Rachel feels fat, ugly, and stupid. She doesn’t have any friends and her parents are always comparing her to her sister Rebecca, who died before she was born. Then Theo turns up, and she fancies him immediately. She finds herself making excuses for them to be together whilst researching the connection between their parents. Rachel manages to organise things so that they go together to Rachel’s school disco, but are ambushed by RAGE and rescued by a stranger who takes them away to meet Theo’s father and discover terrible secrets about themselves.
I guessed several details in Blood Ties before they were revealed to the protagonists, Theo and Rachel, so I’m not sure how effective it is as a thriller. I don’t read thrillers very often, and I don’t think I’ve read a teen/YA thriller before. It has the right pace, I think, and the narration alternates between the protagonists, which kept me wondering what the other one thought and itching to read their reaction. I thought this was very effective in this story, because Theo and Rachel are quite different and have contrasting strengths and weaknesses which they use or are let down by and it was interesting to compare them. I think it also helps to make the book appealing for both male and female readers.

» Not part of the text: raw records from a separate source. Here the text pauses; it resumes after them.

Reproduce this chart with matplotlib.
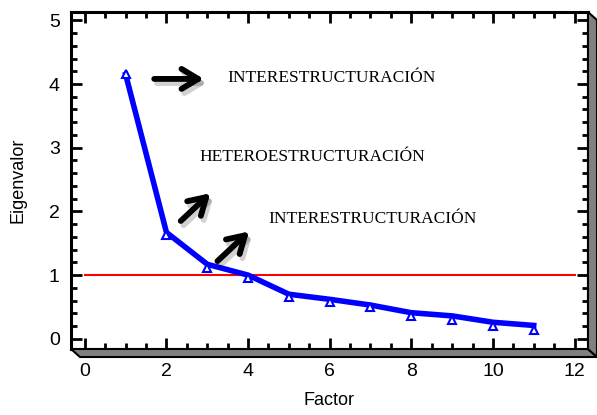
import numpy as np
import matplotlib.pyplot as plt
import matplotlib.patheffects as pe
from matplotlib.patches import Polygon
from matplotlib.ticker import MultipleLocator

factor = [1, 2, 3, 4, 5, 6, 7, 8, 9, 10, 11]
eigen_line = [4.15, 1.67, 1.17, 1.0, 0.70, 0.62, 0.53, 0.41, 0.36, 0.26, 0.21]
eigen_pts = [4.15, 1.63, 1.11, 0.96, 0.66, 0.58, 0.50, 0.36, 0.30, 0.20, 0.14]
cutoff = 1.0

labels = ['INTERESTRUCTURACIÓN', 'HETEROESTRUCTURACIÓN', 'INTERESTRUCTURACIÓN']
label_pos = [(3.5, 4.1), (2.8, 2.85), (4.5, 1.88)]
arrows = [((1.7, 4.08), (2.95, 4.08)), ((2.35, 1.85), (3.1, 2.3)), ((3.25, 1.22), (4.05, 1.7))]

plt.rcParams['font.family'] = ['Liberation Sans', 'DejaVu Sans']

fig = plt.figure(figsize=(5.97, 4.15), dpi=100)
ax = fig.add_axes([0.1189, 0.159, 0.866, 0.812])

# 3D-like shadow below and right of the frame
x0, x1 = 0.1189, 0.1189 + 0.866
y0, y1 = 0.159, 0.971
dx, dy = 9 / 597, 8 / 415
fig.patches.append(Polygon([(x0, y0), (x1, y0), (x1 + dx, y0 - dy), (x0 + dx, y0 - dy)],
                           closed=True, transform=fig.transFigure, facecolor='#808080',
                           edgecolor='black', lw=1.5))
fig.patches.append(Polygon([(x1, y0), (x1, y1), (x1 + dx, y1 - dy), (x1 + dx, y0 - dy)],
                           closed=True, transform=fig.transFigure, facecolor='#808080',
                           edgecolor='black', lw=1.5))

ax.plot([0, 12], [cutoff, cutoff], color='red', lw=1.5, zorder=2)
ax.plot(factor, eigen_line, color='#0000ff', lw=4, zorder=3, solid_joinstyle='miter')
ax.plot(factor, eigen_pts, linestyle='none', marker='^', ms=6, mfc='white',
        mec='#0000ff', mew=1.5, zorder=4)

shadow = [pe.SimpleLineShadow(offset=(2, -3), alpha=0.18, shadow_color='black'), pe.Normal()]
for (start, end) in arrows:
    ax.annotate('', xy=end, xytext=start,
                arrowprops=dict(arrowstyle='->,head_length=0.6,head_width=0.36',
                                mutation_scale=20, color='black', lw=4.2,
                                shrinkA=0, shrinkB=1, joinstyle='round',
                                capstyle='round', path_effects=shadow))
for text, (tx, ty) in zip(labels, label_pos):
    ax.text(tx, ty, text, family='Liberation Serif', fontsize=12.5, va='center', ha='left')

ax.set_xlim(-0.34, 12.33)
ax.set_ylim(-0.16, 5.13)
ax.xaxis.set_major_locator(MultipleLocator(2))
ax.xaxis.set_minor_locator(MultipleLocator(0.5))
ax.yaxis.set_major_locator(MultipleLocator(1))
ax.yaxis.set_minor_locator(MultipleLocator(0.2))
ax.tick_params(which='both', direction='in', top=True, right=True, width=2, labelsize=14)
ax.tick_params(axis='x', pad=10)
ax.tick_params(axis='y', pad=8)
ax.tick_params(which='major', length=8)
ax.tick_params(which='minor', length=4)
for s in ax.spines.values():
    s.set_linewidth(2.2)

ax.set_xlabel('Factor', fontsize=13, labelpad=9)
ax.set_ylabel('Eigenvalor', fontsize=13, labelpad=16)

fig.savefig('out.png', dpi=100)
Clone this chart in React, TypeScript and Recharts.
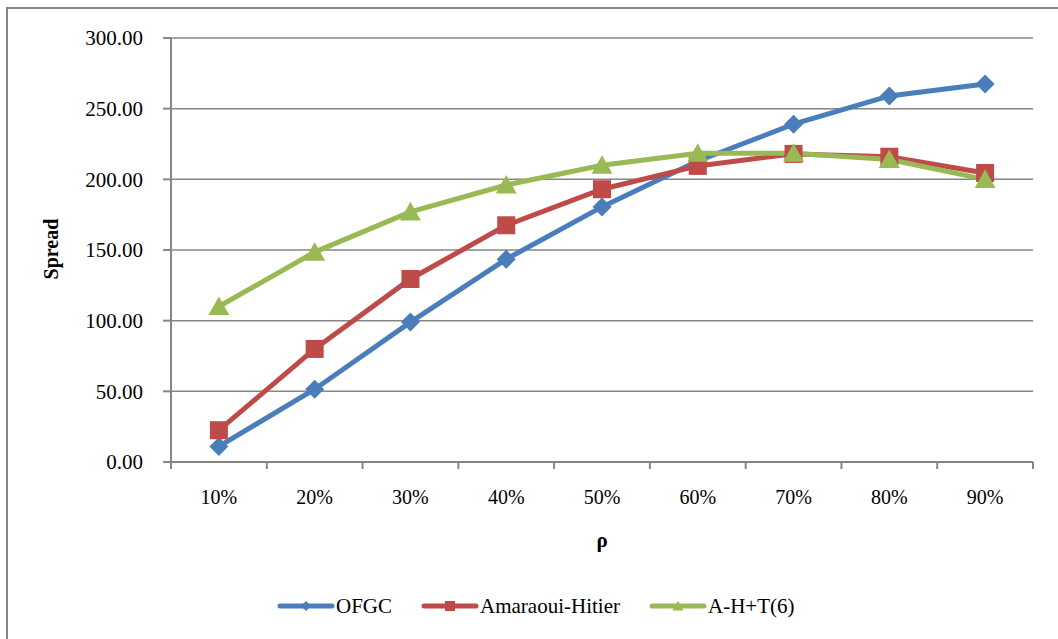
import { LineChart, Line, XAxis, YAxis, CartesianGrid } from 'recharts';

const categories = ['10%', '20%', '30%', '40%', '50%', '60%', '70%', '80%', '90%'];
const ofgc = [11, 51.5, 99, 143.5, 180.5, 213, 239, 259, 267.5];
const amaraouiHitier = [22.5, 80, 129.5, 167.5, 193, 209.5, 218, 216, 204.5];
const ahT6 = [110, 148.5, 177, 196, 210, 218.5, 218.5, 214, 200];
const yTicks = [0, 50, 100, 150, 200, 250, 300];

const BLUE = '#4A7EBB';
const RED = '#BE4B48';
const GREEN = '#98B954';
const AXIS = '#868686';
const FONT = "'Liberation Serif', 'Times New Roman', serif";

const data = categories.map((rho, i) => ({
  rho,
  ofgc: ofgc[i],
  ah: amaraouiHitier[i],
  aht: ahT6[i],
}));

type Shape = 'diamond' | 'square' | 'triangle';

function Marker({ cx, cy, shape, color, s }: { cx: number; cy: number; shape: Shape; color: string; s: number }) {
  if (shape === 'diamond') {
    return <polygon points={`${cx},${cy - s} ${cx + s},${cy} ${cx},${cy + s} ${cx - s},${cy}`} fill={color} />;
  }
  if (shape === 'square') {
    return <rect x={cx - s} y={cy - s} width={s * 2} height={s * 2} fill={color} />;
  }
  return <polygon points={`${cx},${cy - s * 1.05} ${cx + s * 1.1},${cy + s * 0.9} ${cx - s * 1.1},${cy + s * 0.9}`} fill={color} />;
}

const dotFor = (shape: Shape, color: string, s: number) => (p: any) => (
  <Marker key={`${shape}-${p.index}`} cx={p.cx} cy={p.cy} shape={shape} color={color} s={s} />
);

const BAND = (1033 - 171) / 9;

function XTick(props: any) {
  const { x, y, payload, index } = props;
  const half = BAND / 2;
  return (
    <g>
      <line x1={x - half} x2={x - half} y1={y} y2={y + 7} stroke={AXIS} strokeWidth={2} />
      {index === categories.length - 1 && (
        <line x1={x + half} x2={x + half} y1={y} y2={y + 7} stroke={AXIS} strokeWidth={2} />
      )}
      <text x={x} y={y + 42} textAnchor="middle" fontSize={20} fontFamily={FONT} fill="#000">
        {payload.value}
      </text>
    </g>
  );
}

const legendItems: { name: string; color: string; shape: Shape }[] = [
  { name: 'OFGC', color: BLUE, shape: 'diamond' },
  { name: 'Amaraoui-Hitier', color: RED, shape: 'square' },
  { name: 'A-H+T(6)', color: GREEN, shape: 'triangle' },
];

function ChartLegend() {
  return (
    <div
      style={{
        position: 'absolute',
        left: 277,
        top: 594,
        display: 'flex',
        alignItems: 'center',
        fontFamily: FONT,
        fontSize: 21,
        color: '#000',
        lineHeight: '24px',
      }}
    >
      {legendItems.map((it) => (
        <div key={it.name} style={{ display: 'flex', alignItems: 'center', marginRight: 29 }}>
          <svg width={58} height={24} style={{ marginRight: 1 }}>
            <line x1={3} x2={55} y1={12} y2={12} stroke={it.color} strokeWidth={5} strokeLinecap="round" />
            <Marker cx={29} cy={12} shape={it.shape} color={it.color} s={5} />
          </svg>
          <span>{it.name}</span>
        </div>
      ))}
    </div>
  );
}

export default function App() {
  return (
    <div style={{ position: 'absolute', left: 0, top: 0, width: 1058, height: 639, overflow: 'hidden', background: '#fff' }}>
      <div
        style={{
          position: 'absolute',
          left: 6,
          top: 7,
          width: 1100,
          height: 700,
          border: `2px solid ${AXIS}`,
          boxSizing: 'border-box',
        }}
      />
      <div style={{ position: 'absolute', left: 0, top: 0 }}>
        <LineChart width={1058} height={639} data={data} margin={{ top: 38, right: 25, bottom: 67, left: 46 }}>
          <CartesianGrid vertical={false} stroke={AXIS} strokeWidth={1.5} />
          <XAxis
            dataKey="rho"
            scale="point"
            padding={{ left: BAND / 2, right: BAND / 2 }}
            height={110}
            tickSize={0}
            tickMargin={0}
            tick={<XTick />}
            axisLine={{ stroke: AXIS, strokeWidth: 2 }}
            interval={0}
            label={{
              content: (p: any) => {
                const vb = p.viewBox;
                return (
                  <text x={vb.x + vb.width / 2} y={vb.y + 85} textAnchor="middle" fontSize={21} fontWeight="bold" fontFamily={FONT}>
                    ρ
                  </text>
                );
              },
            }}
          />
          <YAxis
            domain={[0, 300]}
            ticks={yTicks}
            width={125}
            tickFormatter={(v: number) => v.toFixed(2)}
            tick={{ fontSize: 21, fontFamily: FONT, fill: '#000' }}
            tickSize={8}
            tickMargin={20}
            tickLine={{ stroke: AXIS, strokeWidth: 2 }}
            axisLine={{ stroke: AXIS, strokeWidth: 2 }}
            label={{
              content: (p: any) => {
                const vb = p.viewBox;
                const x = vb.x + 12;
                const y = vb.y + vb.height / 2 - 1;
                return (
                  <text x={x} y={y} transform={`rotate(-90 ${x} ${y})`} textAnchor="middle" fontSize={20} fontWeight="bold" fontFamily={FONT}>
                    Spread
                  </text>
                );
              },
            }}
          />
          <Line dataKey="ofgc" name="OFGC" stroke={BLUE} strokeWidth={5} dot={dotFor('diamond', BLUE, 9.5)} activeDot={false} isAnimationActive={false} />
          <Line dataKey="ah" name="Amaraoui-Hitier" stroke={RED} strokeWidth={5} dot={dotFor('square', RED, 9)} activeDot={false} isAnimationActive={false} />
          <Line dataKey="aht" name="A-H+T(6)" stroke={GREEN} strokeWidth={5} dot={dotFor('triangle', GREEN, 9.5)} activeDot={false} isAnimationActive={false} />
        </LineChart>
      </div>
      <ChartLegend />
    </div>
  );
}
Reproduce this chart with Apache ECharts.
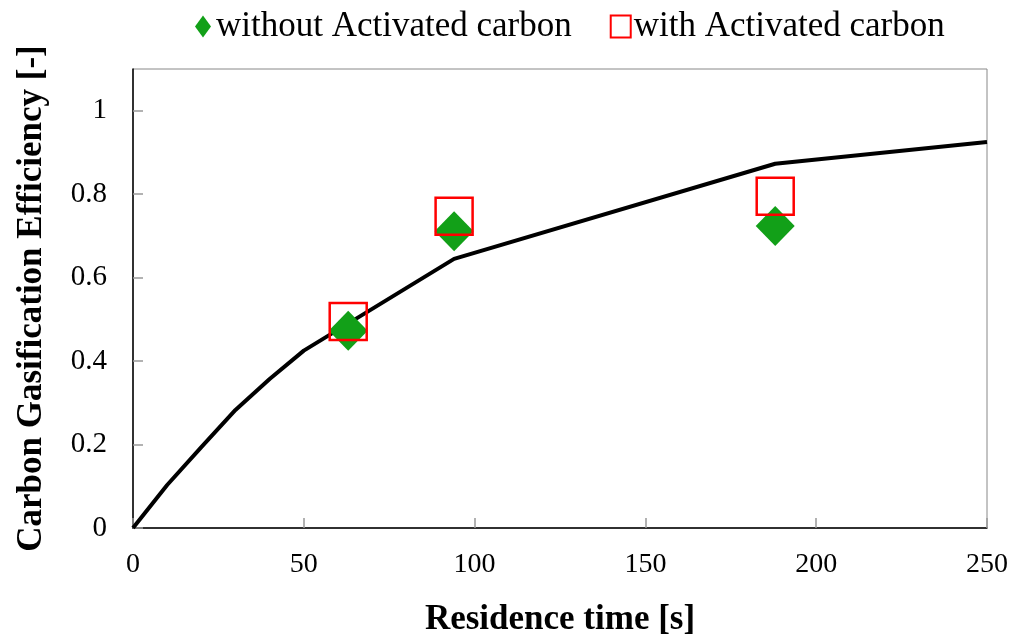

I liked the first third of this book better than the rest. I thought the scenes of Theo and Rachel at school or hanging out with Theo’s friends were really well done, and I wished the minor characters from these sections reappeared later on in the story as I really liked them! Once Theo, Rachel, and their mysterious protectors were on the run, I just didn’t find it as interesting, although the pace was faster.
I did hope Rachel would confront her body issues in a bit more of an upfront manner than she did, when she became fitter because her survival depended on it and found out her own secret history, I had hoped that she would realise that comparatively, looking good isn’t that important, or derive more confidence from what she has to go through. She does seem to grow a little bit in this way but mostly she changes because other people tell her she’s attractive rather than because she finds a way to believe more in herself.
I enjoyed reading Blood Ties but I don’t think I’m really suited to this genre. I like characters and personal dramas and less running and fighting!